Indians embrace Bauer's scientific approach to pitching

Cleveland alters throwing programs based on right-hander's methods

Indians embrace Bauer's scientific approach to pitching

GOODYEAR, Ariz. -- The Indians have raved about the strides Trevor Bauer has made in keeping the club looped in on the things he is researching in order to improve his pitching. The give and take with Bauer over the past three years has even led to changes within Cleveland's own programs for its young arms.

Since Bauer joined the organization via trade prior to the 2013 season, the Indians have implemented a long-toss program and introduced weighted-ball drills for its Minor League pitchers. Bauer's teammate, Danny Salazar, is among the pitchers who have also bought in to using a shoulder tube, which is a long, flexible pole used for muscle strengthening.

"We want Trevor to be the best pitcher he can be and I want him to get all the information he wants," Indians pitching coach Mickey Callaway said. "And, actually, by him looping us in, we've learned a lot. ... So, him going out and researching, and then us being aware of what he's researching, has really made us a better organization.
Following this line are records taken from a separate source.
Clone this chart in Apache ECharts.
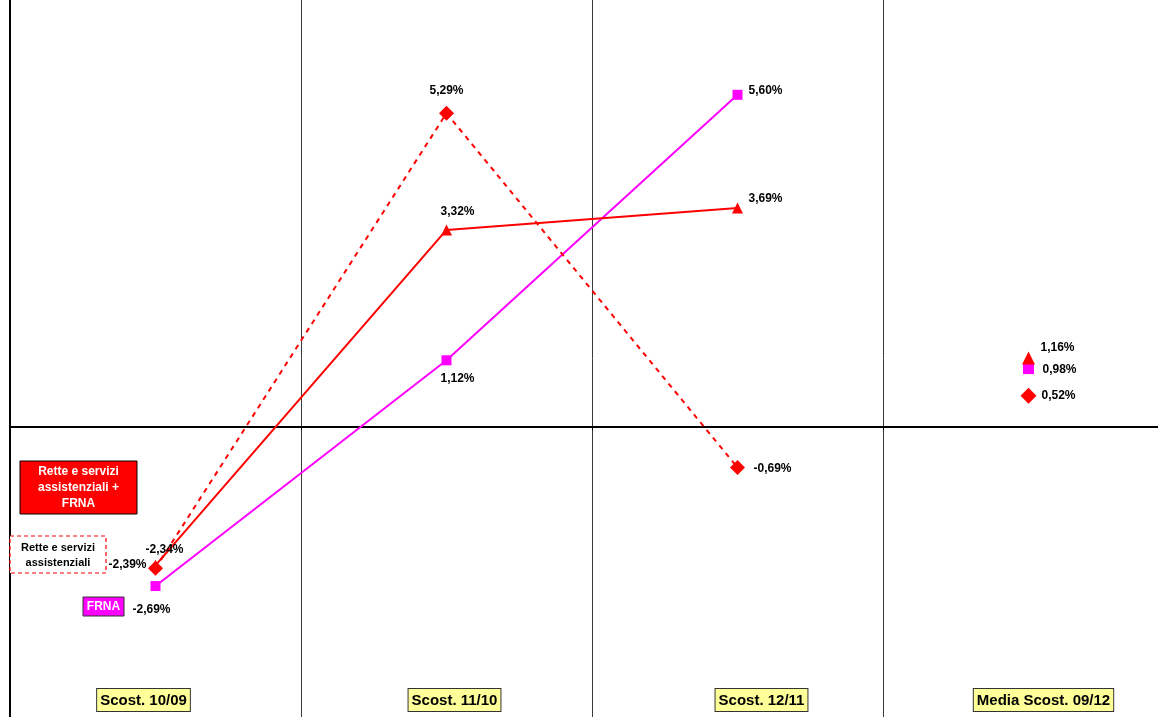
<!DOCTYPE html>
<html>
<head>
<meta charset="utf-8">
<script src="https://cdn.jsdelivr.net/npm/echarts@6/dist/echarts.min.js"></script>
<style>
  html, body { margin: 0; padding: 0; background: #fff; }
  #chart { width: 1158px; height: 717px; }
</style>
</head>
<body>
<div id="chart"></div>
<script>
// Categories on the x axis (the last one is the 2009-2012 average, shown as loose points)
const categories = ['Scost. 10/09', 'Scost. 11/10', 'Scost. 12/11', 'Media Scost. 09/12'];

// Percentage changes per series
const retteServiziFrna = [-2.34, 3.32, 3.69, 1.16];
const retteServizi = [-2.39, 5.29, -0.69, 0.52];
const frna = [-2.69, 1.12, 5.60, 0.98];

// Index of the average category (not joined to the yearly lines)
const MEDIA = 3;

// Value label placement around each mark [dx, dy]
const offsetsRetteFrna = [[9, -16], [11, -18], [28, -9], [29, -10]];
const offsetsRette = [[-28, -4], [0, -22], [35, 1], [30, 0]];
const offsetsFrna = [[-4, 24], [11, 18], [28, -4], [31, 1]];

// Horizontal nudge of the category boxes
const categoryShift = [-12, 8, 24, 15];

const fmt = v => v.toFixed(2).replace('.', ',') + '%';

const valueLabel = {
  show: true,
  position: 'inside',
  align: 'center',
  verticalAlign: 'middle',
  color: '#000',
  fontFamily: '"Liberation Sans", Arial, sans-serif',
  fontWeight: 'bold',
  fontSize: 12,
  textBorderWidth: 0,
  formatter: p => fmt(Array.isArray(p.value) ? p.value[1] : p.value)
};

function buildSeries(name, values, color, symbol, size, mediaSize, lineType, offsets) {
  const line = {
    name: name,
    type: 'line',
    xAxisIndex: 0,
    data: values.map((v, i) => i < MEDIA
      ? { value: v, label: { offset: offsets[i] } }
      : '-'),
    symbol: symbol,
    symbolSize: size,
    showAllSymbol: true,
    lineStyle: { color: color, width: 2, type: lineType },
    itemStyle: { color: color, opacity: 1 },
    label: valueLabel,
    emphasis: { disabled: true }
  };
  const media = {
    name: name,
    type: 'scatter',
    xAxisIndex: 0,
    data: [{ value: [MEDIA, values[MEDIA]], label: { offset: offsets[MEDIA] } }],
    symbol: symbol,
    symbolSize: mediaSize,
    itemStyle: { color: color, opacity: 1 },
    label: valueLabel,
    emphasis: { disabled: true }
  };
  return [line, media];
}

const rich = {
  box: {
    backgroundColor: '#FFFF99',
    borderColor: '#333',
    borderWidth: 1,
    padding: [4, 3, 3, 3],
    color: '#000',
    fontFamily: '"Liberation Sans", Arial, sans-serif',
    fontWeight: 'bold',
    fontSize: 15
  }
};
categoryShift.forEach((s, i) => { rich['g' + i] = { width: Math.abs(2 * s) }; });

const chart = echarts.init(document.getElementById('chart'), null, { renderer: 'canvas' });

chart.setOption({
  animation: false,
  backgroundColor: '#fff',
  grid: { left: 10, top: 0, width: 1164, height: 717, containLabel: false, outerBoundsMode: 'none' },
  xAxis: [
    {
      type: 'category',
      data: categories,
      position: 'bottom',
      boundaryGap: true,
      axisLine: { show: false, onZero: false },
      axisTick: { show: false },
      splitLine: { show: true, interval: 0, lineStyle: { color: '#3a3a3a', width: 1 } },
      axisLabel: {
        show: true,
        inside: true,
        interval: 0,
        margin: 6,
        formatter: (val, idx) => {
          const s = categoryShift[idx];
          return s < 0 ? '{box|' + val + '}{g' + idx + '| }' : '{g' + idx + '| }{box|' + val + '}';
        },
        rich: rich
      }
    },
    {
      type: 'category',
      data: categories,
      position: 'bottom',
      boundaryGap: true,
      axisLine: { show: true, onZero: true, lineStyle: { color: '#000', width: 2 } },
      axisTick: { show: true, length: 4, inside: false, lineStyle: { color: '#000', width: 1 } },
      axisLabel: { show: false },
      splitLine: { show: false }
    }
  ],
  yAxis: {
    type: 'value',
    min: -4.9,
    max: 7.2,
    axisLine: { show: true, lineStyle: { color: '#000', width: 2 } },
    axisTick: { show: false },
    axisLabel: { show: false },
    splitLine: { show: false }
  },
  series: [
    ...buildSeries('FRNA', frna, '#FF00FF', 'rect', 10, 11, 'solid', offsetsFrna),
    ...buildSeries('Rette e servizi assistenziali + FRNA', retteServiziFrna, '#FF0000', 'triangle', 11, 13, 'solid', offsetsRetteFrna),
    ...buildSeries('Rette e servizi assistenziali', retteServizi, '#FF0000', 'diamond', 15, 16, [5, 5], offsetsRette)
  ],
  graphic: [
    {
      type: 'rect', z: 100,
      shape: { x: 20, y: 461, width: 117, height: 53 },
      style: { fill: '#FF0000', stroke: '#000', lineWidth: 1 }
    },
    {
      type: 'text', z: 101, x: 78.5, y: 488,
      style: {
        text: 'Rette e servizi\nassistenziali +\nFRNA',
        align: 'center', verticalAlign: 'middle',
        textAlign: 'center', textVerticalAlign: 'middle',
        font: 'bold 12px "Liberation Sans", Arial, sans-serif',
        lineHeight: 16, fill: '#fff'
      }
    },
    {
      type: 'rect', z: 100,
      shape: { x: 10, y: 536, width: 96, height: 37 },
      style: { fill: '#fff', stroke: '#FF0000', lineWidth: 1.2, lineDash: [4, 3] }
    },
    {
      type: 'text', z: 101, x: 58, y: 555,
      style: {
        text: 'Rette e servizi\nassistenziali',
        align: 'center', verticalAlign: 'middle',
        textAlign: 'center', textVerticalAlign: 'middle',
        font: 'bold 11px "Liberation Sans", Arial, sans-serif',
        lineHeight: 15, fill: '#000'
      }
    },
    {
      type: 'rect', z: 100,
      shape: { x: 83, y: 597, width: 41, height: 19 },
      style: { fill: '#FF00FF', stroke: '#333', lineWidth: 1 }
    },
    {
      type: 'text', z: 101, x: 103.5, y: 607,
      style: {
        text: 'FRNA',
        align: 'center', verticalAlign: 'middle',
        textAlign: 'center', textVerticalAlign: 'middle',
        font: 'bold 12px "Liberation Sans", Arial, sans-serif',
        fill: '#fff'
      }
    }
  ]
});
</script>
</body>
</html>
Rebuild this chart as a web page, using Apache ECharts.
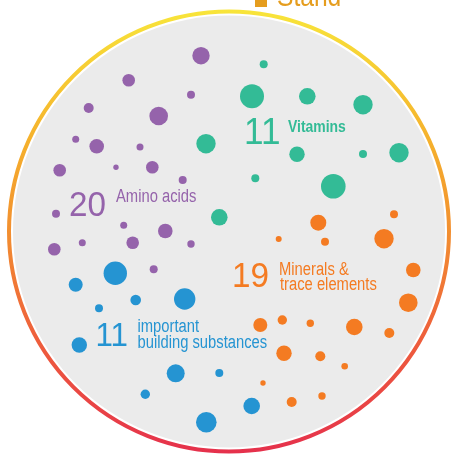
<!DOCTYPE html>
<html>
<head>
<meta charset="utf-8">
<script src="https://cdn.jsdelivr.net/npm/echarts@6/dist/echarts.min.js"></script>
<style>
  html, body { margin: 0; padding: 0; background: #fff; }
  #chart { width: 454px; height: 455px; }
</style>
</head>
<body>
<div id="chart"></div>
<script>
// groups shown in the circle
const groupNames = ['Amino acids', 'Vitamins', 'Minerals & trace elements', 'important building substances'];
const groupCounts = [20, 11, 19, 11];

// dots per group: [x, y, radius]
const aminoDots = [
  [201, 55.7, 8.7], [128.7, 80.3, 6.3], [191, 94.7, 4], [88.7, 108, 5], [158.7, 116, 9.3],
  [75.7, 139.3, 3.5], [96.7, 146.3, 7.3], [140, 147, 3.5], [59.7, 170.3, 6.3], [116, 167.3, 2.7],
  [152.3, 167.3, 6.3], [182.7, 180, 4], [56, 213.7, 4], [123.7, 225.3, 3.5], [165.3, 231, 7.3],
  [82.3, 242.7, 3.5], [132.7, 242.7, 6.3], [191, 244, 3.7], [54.3, 249.3, 6.3], [153.7, 269.3, 4],
];
const vitaminDots = [
  [263.7, 64.3, 4], [252, 96.3, 12], [307.3, 96.3, 8.3], [363, 104.7, 9.7], [206, 143.7, 9.7],
  [297, 154.3, 7.7], [363, 154, 4], [399, 152.7, 9.7], [255.3, 178.3, 4], [333.3, 186.3, 12.3],
  [219.3, 217.3, 8.3],
];
const mineralDots = [
  [318.3, 222.7, 8], [394, 214.3, 4], [278.7, 239, 3], [325, 241.7, 4], [384, 238.7, 9.7],
  [413.3, 270, 7.3], [408.3, 302.7, 9.3], [260.3, 325, 7], [282.3, 320, 4.7], [310.3, 323.3, 3.7],
  [354.3, 327, 8.3], [389.3, 333, 5], [284, 353.3, 7.7], [320.3, 356.3, 5], [344.7, 366.3, 3.3],
  [263, 383, 2.7], [291.7, 402, 5], [322, 396, 3.7],
];
const buildingDots = [
  [115.3, 273.3, 11.7], [75.7, 284.7, 7], [135.7, 300, 5.3], [184.7, 299, 10.7], [99, 308.3, 4],
  [79.3, 345, 7.7], [175.7, 373.3, 9], [219.3, 373, 4], [145.3, 394.3, 4.7], [206.3, 422.3, 10.3],
  [251.7, 406, 8.3],
];

const colors = ['#9563ab', '#33bb96', '#f47b22', '#2594d2'];
// no narrow face installed, so squeeze Liberation Sans instead
const font = "'Liberation Sans', Arial, sans-serif";

const chart = echarts.init(document.getElementById('chart'), null, { renderer: 'canvas' });

const dotSeries = (name, dots, color) => ({
  name,
  type: 'scatter',
  data: dots,
  symbol: 'circle',
  symbolSize: (d) => d[2] * 2,
  itemStyle: { color, opacity: 1 },
  silent: true,
  z: 3,
});

const label = (text, x, y, size, color, weight = 'normal', squeeze = 0.82) => ({
  type: 'text',
  x,
  y,
  scaleX: squeeze,
  z: 10,
  silent: true,
  style: {
    text,
    fill: color,
    font: `${weight} ${size}px ${font}`,
    textVerticalAlign: 'middle',
  },
});

const bigNumber = (value, x, y, size, color) => label(String(value), x, y, size, color, 'normal', 0.95);

chart.setOption({
  animation: false,
  grid: { left: 0, right: 0, top: 0, bottom: 0 },
  xAxis: { type: 'value', min: 0, max: 454, show: false },
  yAxis: { type: 'value', min: 0, max: 455, inverse: true, show: false },
  graphic: [
    {
      type: 'circle',
      shape: { cx: 229, cy: 231.5, r: 220 },
      z: 0,
      silent: true,
      style: {
        fill: 'none',
        lineWidth: 4,
        stroke: new echarts.graphic.LinearGradient(0, 0, 0, 1, [
          { offset: 0, color: '#f8e53a' },
          { offset: 0.3, color: '#f5b02c' },
          { offset: 0.5, color: '#f28f30' },
          { offset: 0.75, color: '#ee5d3c' },
          { offset: 1, color: '#e5304c' },
        ]),
      },
    },
    {
      type: 'circle',
      shape: { cx: 229, cy: 231.5, r: 216 },
      z: 1,
      silent: true,
      style: { fill: '#ebebeb' },
    },
    // legend stub cut off at the top
    { type: 'rect', shape: { x: 255, y: -5, width: 12, height: 12 }, z: 10, style: { fill: '#e59d1e' } },
    label('Stand', 277, -2.5, 30, '#e59d1e'),
    bigNumber(groupCounts[1], 244, 133.5, 37, colors[1]),
    label(groupNames[1], 288, 127.4, 17, colors[1], 'bold'),
    bigNumber(groupCounts[0], 69, 206, 35, colors[0]),
    label(groupNames[0], 116, 197, 18, colors[0]),
    bigNumber(groupCounts[2], 232, 277.5, 35, colors[2]),
    label('Minerals &', 279, 269.7, 18, colors[2]),
    label('trace elements', 280, 285.4, 18, colors[2]),
    bigNumber(groupCounts[3], 95.5, 337, 33, colors[3]),
    label('important', 137.5, 327, 18, colors[3]),
    label('building substances', 137.5, 343, 18, colors[3]),
  ],
  series: [
    dotSeries(groupNames[0], aminoDots, colors[0]),
    dotSeries(groupNames[1], vitaminDots, colors[1]),
    dotSeries(groupNames[2], mineralDots, colors[2]),
    dotSeries(groupNames[3], buildingDots, colors[3]),
  ],
});
</script>
</body>
</html>
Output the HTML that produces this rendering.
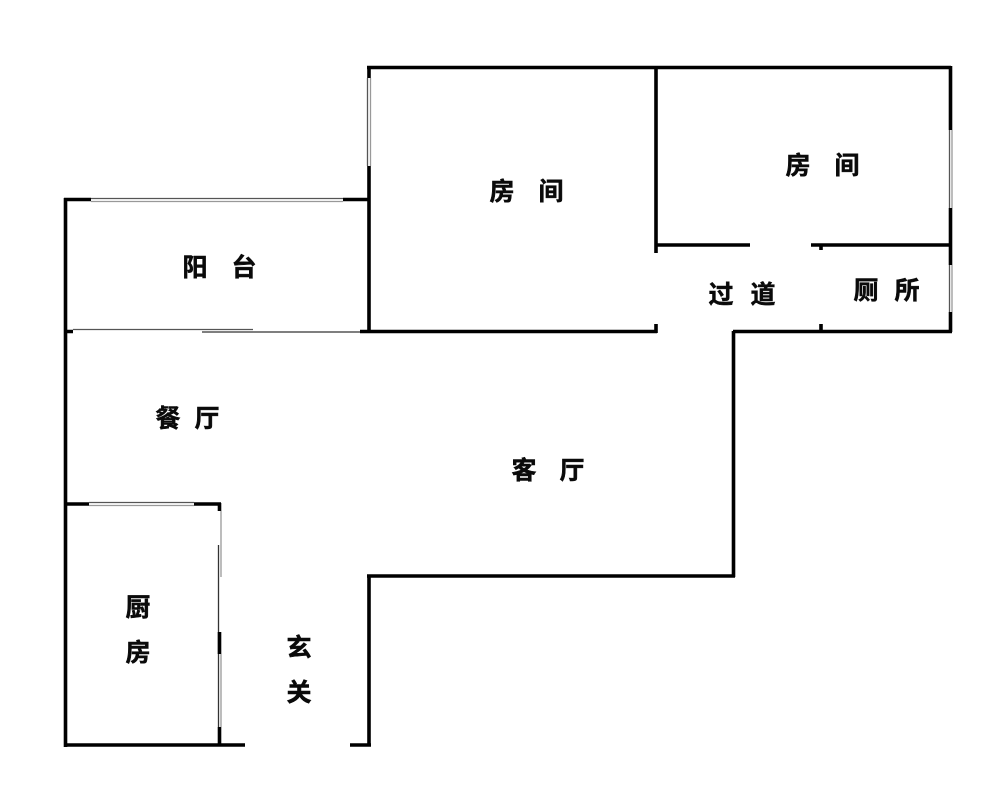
<!DOCTYPE html>
<html><head><meta charset="utf-8"><style>
html,body{margin:0;padding:0;background:#fff}
svg{display:block}
text{font-family:"Liberation Sans","Noto Sans CJK SC",sans-serif;font-weight:700;font-size:25px;fill:#0a0a0a;stroke:#0a0a0a;stroke-width:.5px;text-anchor:middle}
</style></head><body>
<svg width="1000" height="805" viewBox="0 0 1000 805">
<rect width="1000" height="805" fill="#fff"/>
<!-- thin windows -->
<g fill="none" stroke-width="1.3">
<g stroke="#555">
<path d="M91 198.5H343M367.5 78V166M89 502.5H194M73 329.5H253M949.5 130V208M949.5 265V312"/>
</g>
<g stroke="#999">
<path d="M91 201.5H343M370.5 78V166M89 505.5H194M221 511V577M952 130V208M952 265V312M221 654V727"/>
</g>
<path stroke="#333" d="M202 332H360M218.5 545V727"/>
</g>
<!-- thick walls -->
<g fill="none" stroke="#000" stroke-width="3.6">
<path d="M369 166V332M367 67.5H951M369 66V78"/>
<path d="M656 67V253M656 324V333"/>
<path d="M950.5 66V130M950.5 208V265M950.5 312V332"/>
<path d="M656 245H750M811 245H951M821 245V250M821 324V331"/>
<path d="M733 331.5H952M733.5 331V577M367 576H735M369 575V746M350 745H371"/>
<path d="M65.5 198V747M64 199.5H91M343 199.5H369M64 331.5H73M360 331.5H657"/>
<path d="M64 504H89M194 504H221M219.5 503V511M219.5 632V654M219.5 727V745M64 745H245"/>
</g>
<!-- labels -->
<text x="502" y="200">房</text><text x="551" y="200">间</text>
<text x="798" y="174">房</text><text x="847" y="174">间</text>
<text x="195" y="276">阳</text><text x="244" y="276">台</text>
<text x="721" y="303">过</text><text x="763" y="303">道</text>
<text x="866" y="299">厕</text><text x="907" y="299">所</text>
<text x="168" y="427">餐</text><text x="207" y="427">厅</text>
<text x="524" y="479">客</text><text x="572" y="479">厅</text>
<text x="138" y="616">厨</text><text x="138" y="661">房</text>
<text x="299" y="656">玄</text><text x="299" y="701">关</text>
</svg>
</body></html>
I think we help each other."

The 24-year-old Bauer spends a lot of time studying the biomechanics and physics behind pitching in order to improve his mechanics and performance. For example, the righty analyzed the axis of spin on his various pitches, using high-resolution, slow-motion video during the process.

Bauer on learning new pitches

Bauer also dedicates a lot of his time to studying training methods to maintain health.

Since coming to Cleveland, Bauer has appreciated the team's open-mindedness when it comes to his methods. He also likes that the Indians not only allow him to pursue his own research, but that the organization has taken some of his work and applied it to the farm sytem.

"Obviously, I believe in it and I think it has a place in development," Bauer said. "To see that they're open to it enough to let me do it, and then research it and make a decision that they want to try it out with other guys is good. Hopefully, I can go out and pitch well enough and kind of be an example of how this stuff does work, because I think a lot of the injuries and a lot of the struggles that we have in professional baseball can be helped with some of this stuff."